## Exercise prompt
Begin with the first line and repeat exactly through the line containing "95, 295, 30, 50, 140, 40, 100, 10, 0, 0]"; leave every image out.

## Source data
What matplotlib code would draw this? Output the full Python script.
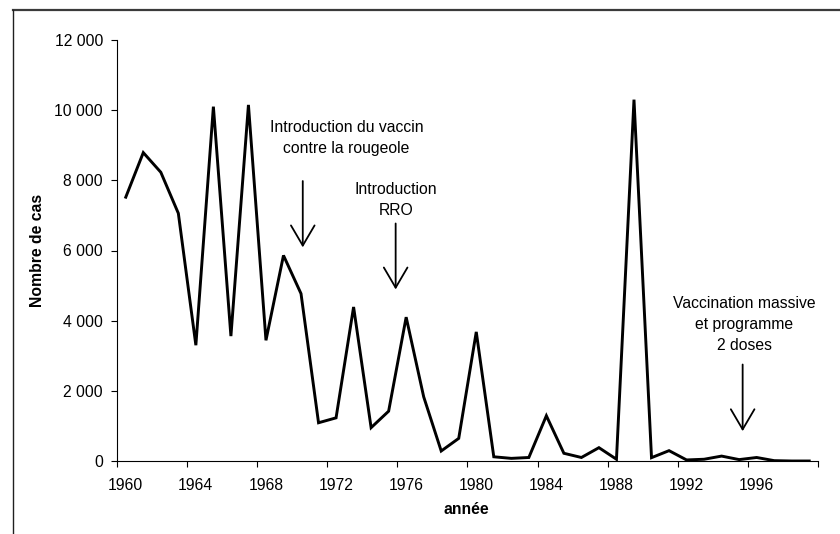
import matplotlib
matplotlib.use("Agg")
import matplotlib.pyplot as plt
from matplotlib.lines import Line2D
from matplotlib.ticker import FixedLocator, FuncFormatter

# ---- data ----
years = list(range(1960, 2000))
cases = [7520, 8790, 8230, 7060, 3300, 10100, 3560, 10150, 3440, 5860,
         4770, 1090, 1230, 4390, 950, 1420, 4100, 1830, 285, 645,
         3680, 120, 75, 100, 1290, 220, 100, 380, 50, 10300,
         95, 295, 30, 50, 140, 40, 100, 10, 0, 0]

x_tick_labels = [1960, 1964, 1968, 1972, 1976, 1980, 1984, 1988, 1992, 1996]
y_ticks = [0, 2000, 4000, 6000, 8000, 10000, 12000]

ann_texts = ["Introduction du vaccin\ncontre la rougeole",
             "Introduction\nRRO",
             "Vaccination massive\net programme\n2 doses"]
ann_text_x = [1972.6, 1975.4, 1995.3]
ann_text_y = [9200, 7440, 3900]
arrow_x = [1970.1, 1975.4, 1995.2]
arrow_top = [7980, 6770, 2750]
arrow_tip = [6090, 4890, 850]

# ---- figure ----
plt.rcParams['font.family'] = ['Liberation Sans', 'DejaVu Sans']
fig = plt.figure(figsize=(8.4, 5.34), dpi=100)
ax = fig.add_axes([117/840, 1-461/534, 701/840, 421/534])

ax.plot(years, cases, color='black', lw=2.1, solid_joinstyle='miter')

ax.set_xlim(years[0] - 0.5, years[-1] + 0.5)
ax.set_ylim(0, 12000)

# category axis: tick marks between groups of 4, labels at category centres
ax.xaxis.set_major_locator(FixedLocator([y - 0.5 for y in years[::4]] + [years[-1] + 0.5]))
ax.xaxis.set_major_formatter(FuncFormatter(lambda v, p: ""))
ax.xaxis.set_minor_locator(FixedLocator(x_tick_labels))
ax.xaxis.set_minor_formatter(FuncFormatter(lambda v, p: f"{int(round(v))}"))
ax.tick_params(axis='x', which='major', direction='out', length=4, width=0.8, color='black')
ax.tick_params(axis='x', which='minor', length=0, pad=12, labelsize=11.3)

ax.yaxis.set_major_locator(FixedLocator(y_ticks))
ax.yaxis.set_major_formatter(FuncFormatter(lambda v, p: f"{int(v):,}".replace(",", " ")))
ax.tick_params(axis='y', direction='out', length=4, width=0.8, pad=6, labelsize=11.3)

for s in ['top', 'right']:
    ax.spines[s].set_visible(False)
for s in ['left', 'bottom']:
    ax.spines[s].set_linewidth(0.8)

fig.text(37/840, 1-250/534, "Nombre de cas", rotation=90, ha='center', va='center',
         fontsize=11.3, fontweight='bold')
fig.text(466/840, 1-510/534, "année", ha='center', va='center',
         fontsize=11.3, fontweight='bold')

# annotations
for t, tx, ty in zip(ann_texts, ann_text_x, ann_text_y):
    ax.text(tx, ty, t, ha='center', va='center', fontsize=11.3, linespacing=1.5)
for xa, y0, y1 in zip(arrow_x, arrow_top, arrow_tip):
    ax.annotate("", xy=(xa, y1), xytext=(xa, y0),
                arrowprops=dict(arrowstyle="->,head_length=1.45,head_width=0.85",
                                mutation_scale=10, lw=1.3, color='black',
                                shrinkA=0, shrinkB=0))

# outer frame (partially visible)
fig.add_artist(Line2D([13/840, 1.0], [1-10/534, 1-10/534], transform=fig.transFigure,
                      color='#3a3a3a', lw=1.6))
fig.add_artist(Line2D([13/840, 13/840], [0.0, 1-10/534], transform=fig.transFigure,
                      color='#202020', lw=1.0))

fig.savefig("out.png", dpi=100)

## Exercise output
What matplotlib code would draw this? Output the full Python script.
import matplotlib
matplotlib.use("Agg")
import matplotlib.pyplot as plt
from matplotlib.lines import Line2D
from matplotlib.ticker import FixedLocator, FuncFormatter

# ---- data ----
years = list(range(1960, 2000))
cases = [7520, 8790, 8230, 7060, 3300, 10100, 3560, 10150, 3440, 5860,
         4770, 1090, 1230, 4390, 950, 1420, 4100, 1830, 285, 645,
         3680, 120, 75, 100, 1290, 220, 100, 380, 50, 10300,
         95, 295, 30, 50, 140, 40, 100, 10, 0, 0]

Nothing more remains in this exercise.